In the last 30 years, PDC has grown into a regional operation with about 100 employees and nearly $10 million in companywide revenue.

Family-owned by Coulter Cos. Inc., it now has offices in three more markets: St. Louis, McHenry, Illinois, and the one at 1805 W. Sunset St.

“We have a wet chemistry lab here where we run tests like total suspended solids and biochemical oxygen demand,” Cooper says.

In laymen’s terms, total suspended solids are solids in water large enough to be trapped in a filter. High concentrations of suspended solids can cause problems for aquatic life. And biochemical oxygen demand is the amount of dissolved oxygen that has to be present in water for microorganisms to decompose organic matter. It can be used as a measure of the degree of pollution.

Bill Nye the Science Guy would be proud of this crew.

Testing both elements, Cooper says, is vital to determining and ensuring the health of city water.

Cooper says most tests run in the wet lab are completed within 24 to 48 hours.

“Our tests can be time or temperature sensitive,” says Daniel Hedrick, director of environmental affairs for City Utilities. “They’re local, so our biggest saving is that we can take a sample and get it over there that same day.”

Cooper estimates CU and other clients can save up to $100 a week without having to ship samples to larger, national labs.

“We’ve worked with them for five or six years,” Hedrick says. “They’re great in terms of quality data. That’s vital to us to have good data to make sure of the results we are getting.”

Other companies in the space locally include Consulting Analytical Services Inc. in Springfield and MMET Inc. in Strafford. Both also test wastewater and drinking water.

Nontraditional growth
A toxicity lab at PDC also tests organisms.

“We expose them to various dilutions of a client’s wastewater to determine the toxicity on the organism,” Cooper says.

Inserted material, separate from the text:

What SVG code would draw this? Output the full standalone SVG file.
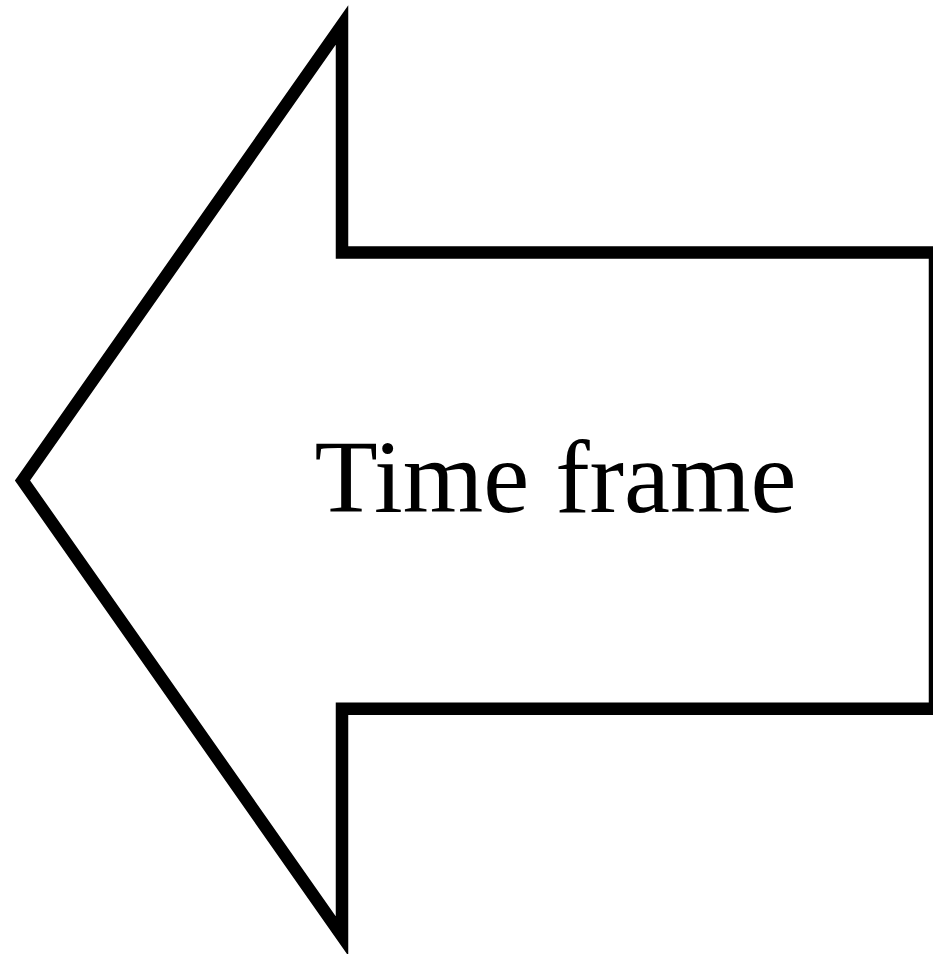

Cooper believes testing wastewater is among the most important. The team tests wastewater weekly, monthly or quarterly, depending on the size of the municipality.

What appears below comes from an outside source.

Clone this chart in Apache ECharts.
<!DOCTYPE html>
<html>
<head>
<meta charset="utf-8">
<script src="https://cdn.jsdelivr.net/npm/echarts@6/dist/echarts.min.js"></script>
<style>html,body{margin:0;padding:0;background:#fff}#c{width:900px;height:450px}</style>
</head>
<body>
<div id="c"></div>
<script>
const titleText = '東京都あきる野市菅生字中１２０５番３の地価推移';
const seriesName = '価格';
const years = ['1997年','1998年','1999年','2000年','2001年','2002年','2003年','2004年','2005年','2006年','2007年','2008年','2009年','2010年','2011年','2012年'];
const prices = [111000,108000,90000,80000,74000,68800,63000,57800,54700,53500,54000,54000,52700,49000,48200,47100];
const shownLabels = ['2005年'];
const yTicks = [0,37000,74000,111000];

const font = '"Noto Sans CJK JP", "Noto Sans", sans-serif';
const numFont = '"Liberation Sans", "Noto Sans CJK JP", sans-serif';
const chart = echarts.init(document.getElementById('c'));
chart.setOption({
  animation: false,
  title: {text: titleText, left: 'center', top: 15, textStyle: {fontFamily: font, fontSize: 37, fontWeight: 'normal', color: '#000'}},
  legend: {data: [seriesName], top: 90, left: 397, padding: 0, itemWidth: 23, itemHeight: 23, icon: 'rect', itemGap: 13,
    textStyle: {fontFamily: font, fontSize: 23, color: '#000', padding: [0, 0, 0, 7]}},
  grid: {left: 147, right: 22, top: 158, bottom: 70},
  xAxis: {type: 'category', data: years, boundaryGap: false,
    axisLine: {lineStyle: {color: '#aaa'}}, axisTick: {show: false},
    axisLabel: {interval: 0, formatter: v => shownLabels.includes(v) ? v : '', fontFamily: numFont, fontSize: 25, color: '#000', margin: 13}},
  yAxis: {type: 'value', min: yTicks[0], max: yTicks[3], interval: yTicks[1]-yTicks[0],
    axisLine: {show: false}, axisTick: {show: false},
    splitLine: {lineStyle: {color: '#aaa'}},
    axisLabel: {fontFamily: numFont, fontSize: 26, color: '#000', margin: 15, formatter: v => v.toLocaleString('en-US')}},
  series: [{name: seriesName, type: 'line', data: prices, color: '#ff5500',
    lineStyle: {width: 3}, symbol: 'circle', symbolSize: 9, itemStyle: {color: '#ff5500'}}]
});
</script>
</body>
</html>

“What people don’t realize is that water coming out of wastewater treatment plants is flowing directly back into our lakes and streams,” he says. “In my mind, that’s the largest volume of water we’re testing, so I think it’s the most important, environmentally.”

PDC hired Cooper 10 years ago when the Springfield office was only a service center for the company’s larger operations. It started out with just two employees.

With the variety of services, Cooper says PDC’s Springfield revenue increased about 20 percent last year.

“We are on target to do $670,000 in 2017,” Cooper said. “We will likely beat this figure as we have seen a substantial growth from new clients, and we also have several large projects starting in the third and fourth quarter.”

However, growth doesn’t come the way it does for most other companies. Rather than by adding clients, PDC is increasingly in demand with each new environmental regulation.

According to the Missouri Department of Natural Resources, water permits typically have a five-year cycle, and as they expire, redrafts and modifications are needed.

“You don’t get new municipalities,” Cooper says. “The amount of clients never increases, but the types of tests and the volume of tests they have to run has increased over the years.”